Data for this exercise start
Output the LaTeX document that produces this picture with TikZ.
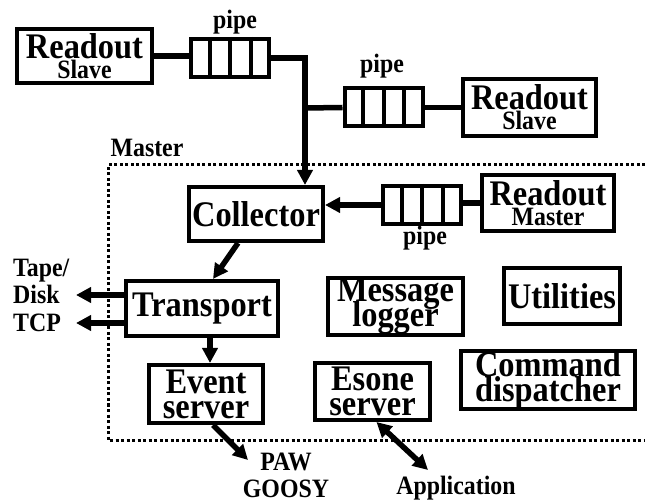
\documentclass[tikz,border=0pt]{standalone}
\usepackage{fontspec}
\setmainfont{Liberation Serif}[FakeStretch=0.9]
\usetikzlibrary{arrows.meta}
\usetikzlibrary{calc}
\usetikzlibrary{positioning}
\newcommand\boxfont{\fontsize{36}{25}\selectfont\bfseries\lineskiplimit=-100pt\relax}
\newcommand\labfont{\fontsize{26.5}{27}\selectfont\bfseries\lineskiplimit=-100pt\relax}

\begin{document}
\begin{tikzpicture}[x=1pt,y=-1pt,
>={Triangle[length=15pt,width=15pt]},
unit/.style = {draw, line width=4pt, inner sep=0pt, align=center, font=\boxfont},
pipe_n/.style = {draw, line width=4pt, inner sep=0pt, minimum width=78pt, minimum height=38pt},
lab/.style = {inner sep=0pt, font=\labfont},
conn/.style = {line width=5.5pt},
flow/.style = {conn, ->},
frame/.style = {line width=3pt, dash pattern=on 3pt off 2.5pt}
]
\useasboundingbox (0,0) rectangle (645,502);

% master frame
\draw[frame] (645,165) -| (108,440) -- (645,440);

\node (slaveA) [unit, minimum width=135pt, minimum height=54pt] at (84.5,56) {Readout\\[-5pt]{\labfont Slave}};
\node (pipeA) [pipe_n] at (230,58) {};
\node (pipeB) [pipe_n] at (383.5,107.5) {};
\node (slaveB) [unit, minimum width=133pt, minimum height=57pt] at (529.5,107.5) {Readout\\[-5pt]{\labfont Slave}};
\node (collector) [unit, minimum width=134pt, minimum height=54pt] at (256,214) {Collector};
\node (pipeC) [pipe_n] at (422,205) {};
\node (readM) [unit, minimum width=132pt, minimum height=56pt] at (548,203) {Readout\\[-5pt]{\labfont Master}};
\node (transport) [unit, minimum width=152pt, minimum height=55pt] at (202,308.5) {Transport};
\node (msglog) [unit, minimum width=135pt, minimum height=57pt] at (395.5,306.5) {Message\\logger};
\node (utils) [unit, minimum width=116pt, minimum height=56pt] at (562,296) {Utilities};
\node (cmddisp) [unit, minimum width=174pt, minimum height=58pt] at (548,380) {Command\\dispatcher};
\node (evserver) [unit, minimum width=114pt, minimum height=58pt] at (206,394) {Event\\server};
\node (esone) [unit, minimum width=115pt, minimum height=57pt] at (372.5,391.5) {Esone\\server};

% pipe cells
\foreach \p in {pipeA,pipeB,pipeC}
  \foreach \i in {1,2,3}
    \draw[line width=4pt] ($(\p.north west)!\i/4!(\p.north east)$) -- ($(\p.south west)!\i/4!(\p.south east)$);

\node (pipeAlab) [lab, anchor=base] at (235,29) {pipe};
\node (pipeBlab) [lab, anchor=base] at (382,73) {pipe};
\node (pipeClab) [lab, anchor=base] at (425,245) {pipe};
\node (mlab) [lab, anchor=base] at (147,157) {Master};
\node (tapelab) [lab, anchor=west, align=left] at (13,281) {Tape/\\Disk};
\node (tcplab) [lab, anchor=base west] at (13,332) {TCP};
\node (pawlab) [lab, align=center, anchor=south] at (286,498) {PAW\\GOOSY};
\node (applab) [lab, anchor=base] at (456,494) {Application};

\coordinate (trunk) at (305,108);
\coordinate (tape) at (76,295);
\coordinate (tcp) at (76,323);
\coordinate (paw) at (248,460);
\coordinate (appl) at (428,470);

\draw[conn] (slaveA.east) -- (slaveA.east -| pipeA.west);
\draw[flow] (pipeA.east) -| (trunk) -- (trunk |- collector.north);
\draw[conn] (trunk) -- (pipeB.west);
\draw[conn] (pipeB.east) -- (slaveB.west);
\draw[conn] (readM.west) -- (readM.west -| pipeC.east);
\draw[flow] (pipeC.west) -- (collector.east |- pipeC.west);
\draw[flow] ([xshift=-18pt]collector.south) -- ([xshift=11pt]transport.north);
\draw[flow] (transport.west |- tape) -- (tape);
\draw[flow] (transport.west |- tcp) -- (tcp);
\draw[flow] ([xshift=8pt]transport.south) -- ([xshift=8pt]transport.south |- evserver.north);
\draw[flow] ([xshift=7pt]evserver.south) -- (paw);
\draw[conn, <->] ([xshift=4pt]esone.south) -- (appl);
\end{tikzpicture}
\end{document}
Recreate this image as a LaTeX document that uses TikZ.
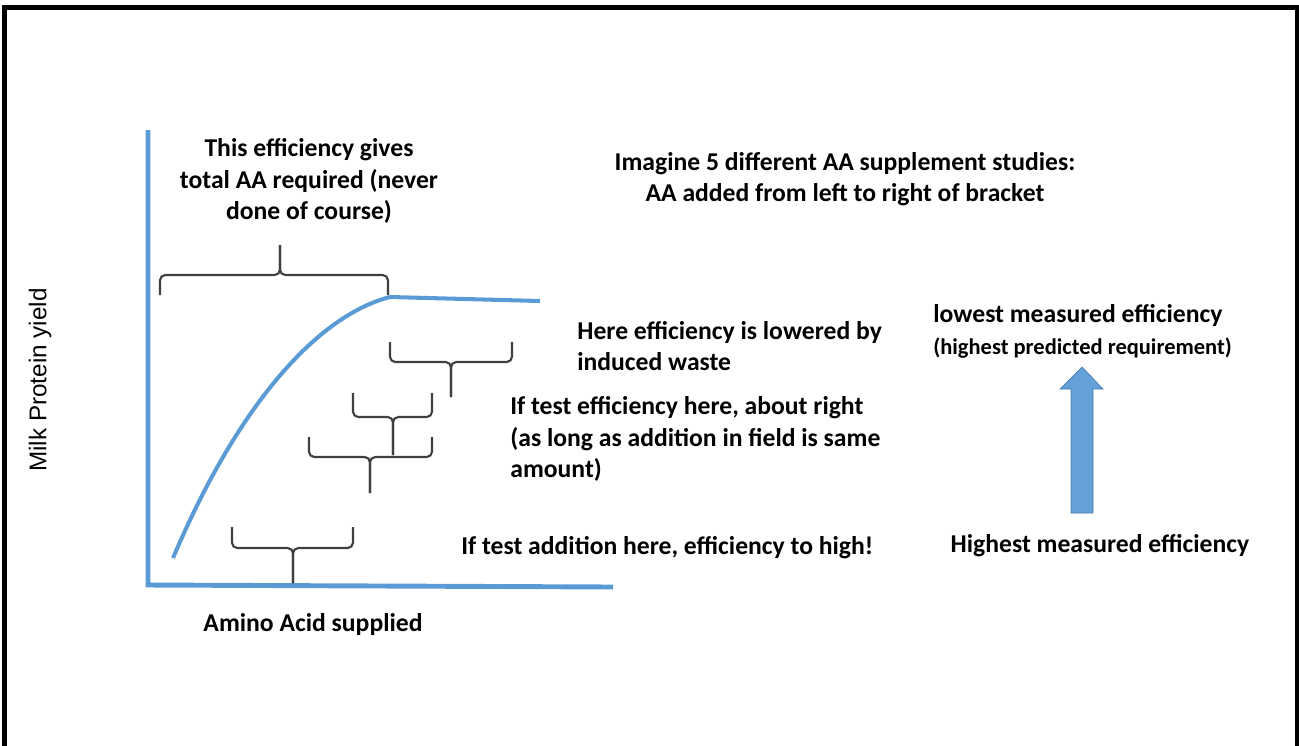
Data for this exercise end
▸ What is being asked: Go through the listing above and quote it exactly, apart from its images.

▸ Written solution:
Output the LaTeX document that produces this picture with TikZ.
\documentclass[tikz,border=0pt]{standalone}
\usepackage{fontspec}
\setmainfont{Liberation Serif}[FakeStretch=0.9]
\usetikzlibrary{arrows.meta}
\usetikzlibrary{calc}
\usetikzlibrary{positioning}
\newcommand\boxfont{\fontsize{36}{25}\selectfont\bfseries\lineskiplimit=-100pt\relax}
\newcommand\labfont{\fontsize{26.5}{27}\selectfont\bfseries\lineskiplimit=-100pt\relax}

\begin{document}
\begin{tikzpicture}[x=1pt,y=-1pt,
>={Triangle[length=15pt,width=15pt]},
unit/.style = {draw, line width=4pt, inner sep=0pt, align=center, font=\boxfont},
pipe_n/.style = {draw, line width=4pt, inner sep=0pt, minimum width=78pt, minimum height=38pt},
lab/.style = {inner sep=0pt, font=\labfont},
conn/.style = {line width=5.5pt},
flow/.style = {conn, ->},
frame/.style = {line width=3pt, dash pattern=on 3pt off 2.5pt}
]
\useasboundingbox (0,0) rectangle (645,502);

% master frame
\draw[frame] (645,165) -| (108,440) -- (645,440);

\node (slaveA) [unit, minimum width=135pt, minimum height=54pt] at (84.5,56) {Readout\\[-5pt]{\labfont Slave}};
\node (pipeA) [pipe_n] at (230,58) {};
\node (pipeB) [pipe_n] at (383.5,107.5) {};
\node (slaveB) [unit, minimum width=133pt, minimum height=57pt] at (529.5,107.5) {Readout\\[-5pt]{\labfont Slave}};
\node (collector) [unit, minimum width=134pt, minimum height=54pt] at (256,214) {Collector};
\node (pipeC) [pipe_n] at (422,205) {};
\node (readM) [unit, minimum width=132pt, minimum height=56pt] at (548,203) {Readout\\[-5pt]{\labfont Master}};
\node (transport) [unit, minimum width=152pt, minimum height=55pt] at (202,308.5) {Transport};
\node (msglog) [unit, minimum width=135pt, minimum height=57pt] at (395.5,306.5) {Message\\logger};
\node (utils) [unit, minimum width=116pt, minimum height=56pt] at (562,296) {Utilities};
\node (cmddisp) [unit, minimum width=174pt, minimum height=58pt] at (548,380) {Command\\dispatcher};
\node (evserver) [unit, minimum width=114pt, minimum height=58pt] at (206,394) {Event\\server};
\node (esone) [unit, minimum width=115pt, minimum height=57pt] at (372.5,391.5) {Esone\\server};

% pipe cells
\foreach \p in {pipeA,pipeB,pipeC}
  \foreach \i in {1,2,3}
    \draw[line width=4pt] ($(\p.north west)!\i/4!(\p.north east)$) -- ($(\p.south west)!\i/4!(\p.south east)$);

\node (pipeAlab) [lab, anchor=base] at (235,29) {pipe};
\node (pipeBlab) [lab, anchor=base] at (382,73) {pipe};
\node (pipeClab) [lab, anchor=base] at (425,245) {pipe};
\node (mlab) [lab, anchor=base] at (147,157) {Master};
\node (tapelab) [lab, anchor=west, align=left] at (13,281) {Tape/\\Disk};
\node (tcplab) [lab, anchor=base west] at (13,332) {TCP};
\node (pawlab) [lab, align=center, anchor=south] at (286,498) {PAW\\GOOSY};
\node (applab) [lab, anchor=base] at (456,494) {Application};

\coordinate (trunk) at (305,108);
\coordinate (tape) at (76,295);
\coordinate (tcp) at (76,323);
\coordinate (paw) at (248,460);
\coordinate (appl) at (428,470);

\draw[conn] (slaveA.east) -- (slaveA.east -| pipeA.west);
\draw[flow] (pipeA.east) -| (trunk) -- (trunk |- collector.north);
\draw[conn] (trunk) -- (pipeB.west);
\draw[conn] (pipeB.east) -- (slaveB.west);
\draw[conn] (readM.west) -- (readM.west -| pipeC.east);
\draw[flow] (pipeC.west) -- (collector.east |- pipeC.west);
\draw[flow] ([xshift=-18pt]collector.south) -- ([xshift=11pt]transport.north);
\draw[flow] (transport.west |- tape) -- (tape);
\draw[flow] (transport.west |- tcp) -- (tcp);
\draw[flow] ([xshift=8pt]transport.south) -- ([xshift=8pt]transport.south |- evserver.north);
\draw[flow] ([xshift=7pt]evserver.south) -- (paw);
\draw[conn, <->] ([xshift=4pt]esone.south) -- (appl);
\end{tikzpicture}
\end{document}
Recreate this image as a LaTeX document that uses TikZ.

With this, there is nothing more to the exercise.